Inevitably I’d get no apology and no calls, no emails saying I’m sorry.
This would make me even more upset. As if I somehow needed an action on his part to make me happy inside.
Or sometimes I’d get a parking ticket or a car would hit my car and I’d get upset because of what happened.
We have all had these experiences haven’t we? It’s not as if I’m immune from being human.
Finally I drew a line in the sand and realized that happiness doesn’t come from wanting a person to act in a certain way. Happiness doesn’t happen when I somehow accumulate certain worldly possessions. Happiness doesn’t depend on how people act around me.
And not only happiness either but even moods that happen in the moment. A person cuts you off on the highway and you react. You get angry. You take it personal. You think that that person somehow does it just to piss you off.
How you act in those situations (notice I didn’t say react) determines your ability to be happy all throughout the day. I’ve seen people get so angry when little things happen.
It’s because they’re not being a good steward of their internal world.
Protect your emotions and anchor them deep within so you have an emotional state that you’re living in and protecting before some “out of control” event happens during your day.

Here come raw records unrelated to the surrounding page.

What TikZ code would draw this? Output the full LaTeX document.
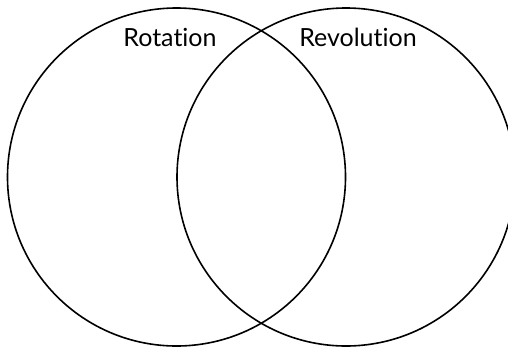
\documentclass[tikz,border=0pt]{standalone}
\usepackage{fontspec}
\setmainfont[Ligatures={NoCommon}]{Lato}
\begin{document}
\begin{tikzpicture}[x=1pt,y=-1pt,
  ring/.style={circle,draw=black,line width=1.6pt,minimum size=338pt,inner sep=0pt},
  lbl/.style={font=\fontsize{25}{27}\selectfont,inner sep=0pt,anchor=base}]
\useasboundingbox (0,0) rectangle (508,348);
\begin{scope}
\clip (0,0) rectangle (508,348);
\node[ring] (rot) at (176.5,177) {};
\node[ring] (rev) at (346,177) {};
\end{scope}
\node[lbl] (t1) at (170,46) {Rotation};
\node[lbl] (t2) at (358,46) {Revolution};
\end{tikzpicture}
\end{document}
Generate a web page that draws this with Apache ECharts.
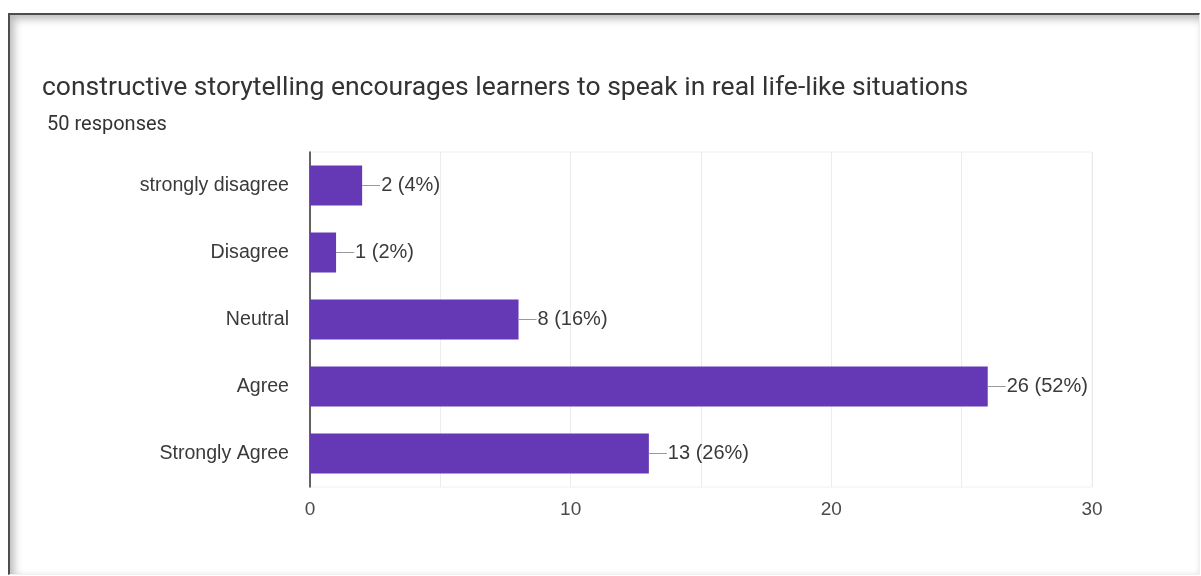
<!DOCTYPE html>
<html>
<head>
<meta charset="utf-8">
<script src="https://cdn.jsdelivr.net/npm/echarts@6/dist/echarts.min.js"></script>
<style>
  html, body { margin: 0; padding: 0; background: #ffffff; }
  #wrap { position: relative; width: 1201px; height: 576px; overflow: hidden; background: #ffffff; }
  #frame {
    position: absolute; left: 8px; top: 13px; right: 1px; bottom: 1px;
    border-top: 2px solid #4d4d4d; border-left: 2px solid #4d4d4d;
    border-right: 1px solid #f0f0f0; border-bottom: 1px solid #f0f0f0;
    box-shadow: inset 4px 4px 9px rgba(0,0,0,0.28);
  }
  #chart { position: absolute; left: 0; top: 0; width: 1201px; height: 576px; }
</style>
</head>
<body>
<div id="wrap">
  <div id="frame"></div>
  <div id="chart"></div>
</div>
<script>
// Survey answers, top to bottom
const categories = ['strongly disagree', 'Disagree', 'Neutral', 'Agree', 'Strongly Agree'];
const counts = [2, 1, 8, 26, 13];
const totalResponses = 50;
const xTicks = [0, 10, 20, 30];

const titleText = 'constructive storytelling encourages learners to speak in real life-like situations';
const subText = totalResponses + ' responses';

const chart = echarts.init(document.getElementById('chart'), null, { renderer: 'canvas' });

const labelFont = '"Liberation Sans", Arial, sans-serif';

chart.setOption({
  backgroundColor: 'transparent',
  animation: false,
  title: [
    {
      text: titleText,
      left: 37, top: 70,
      textStyle: { fontFamily: 'Roboto, sans-serif', fontSize: 26.5, fontWeight: 'normal', color: '#333333' }
    },
    {
      text: subText,
      left: 42, top: 110,
      textStyle: { fontFamily: 'Roboto, sans-serif', fontSize: 20, fontWeight: 'normal', color: '#333333' }
    }
  ],
  grid: {
    left: 310, right: 109, top: 152, bottom: 89,
    show: true, borderColor: '#f0f0f0', borderWidth: 1
  },
  xAxis: {
    type: 'value',
    min: xTicks[0],
    max: xTicks[xTicks.length - 1],
    interval: xTicks[1] - xTicks[0],
    axisLine: { show: false },
    axisTick: { show: false },
    axisLabel: { margin: 13, fontFamily: labelFont, fontSize: 19, color: '#4a4a4a' },
    splitLine: { lineStyle: { color: '#ececec', width: 1 } },
    minorTick: { show: false, splitNumber: 2 },
    minorSplitLine: { show: true, lineStyle: { color: '#ececec', width: 1 } }
  },
  yAxis: {
    type: 'category',
    data: categories,
    inverse: true,
    axisLine: { show: true, lineStyle: { color: '#333333', width: 1.5 } },
    axisTick: { show: false },
    axisLabel: { margin: 21, fontFamily: labelFont, fontSize: 19.6, color: '#3a3a3a' }
  },
  series: [{
    type: 'bar',
    data: counts,
    barCategoryGap: '40%',
    itemStyle: { color: '#6538b5' },
    label: {
      show: true,
      position: 'right',
      distance: 0,
      formatter: function (p) {
        const pct = Math.round(p.value / totalResponses * 100);
        return '{l|}{t|' + p.value + ' (' + pct + '%)}';
      },
      rich: {
        l: { width: 18, height: 1, backgroundColor: '#999999' },
        t: { fontFamily: labelFont, fontSize: 20, color: '#3a3a3a', padding: [0, 0, 0, 1] }
      }
    }
  }]
});
</script>
</body>
</html>
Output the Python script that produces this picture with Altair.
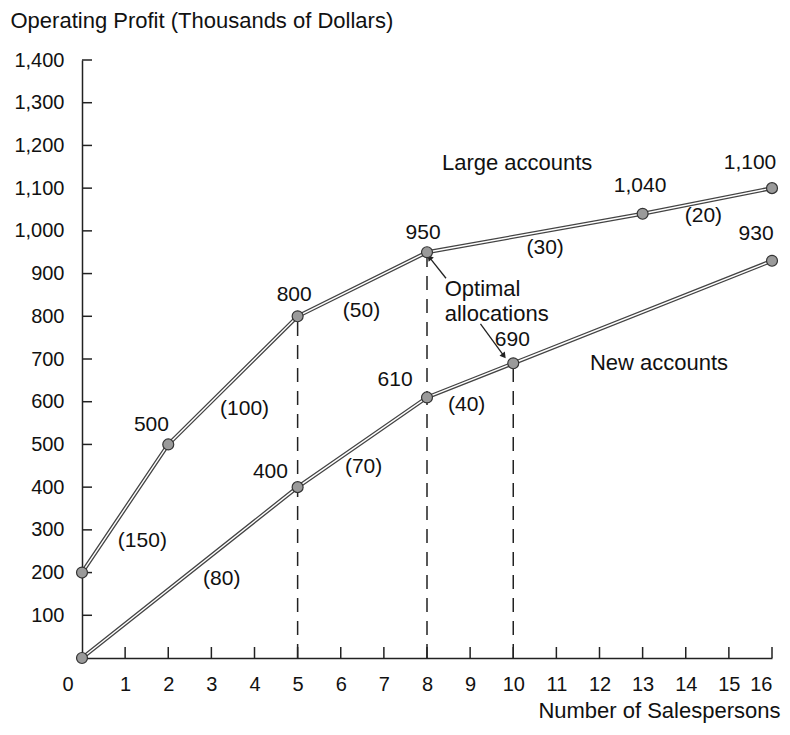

Lay down the emotional framework of your life and live in that state all day.
Yes things will happen. And yes you may “react” but if you have an emotional state that’s your default state, you’ll bounce back to that in a matter of seconds after some kind of stressful event.
You won’t take it personally. You’ll be able to quickly go back to that state in your mind because that’s where you always reside. That’s where you live in all day long anyway.
It’s similar to a dog. You’ll see them barking and going crazy towards another dog while you’re walking them and a few seconds later they’ll stop and shake off that stress. That’s because their default state is happiness.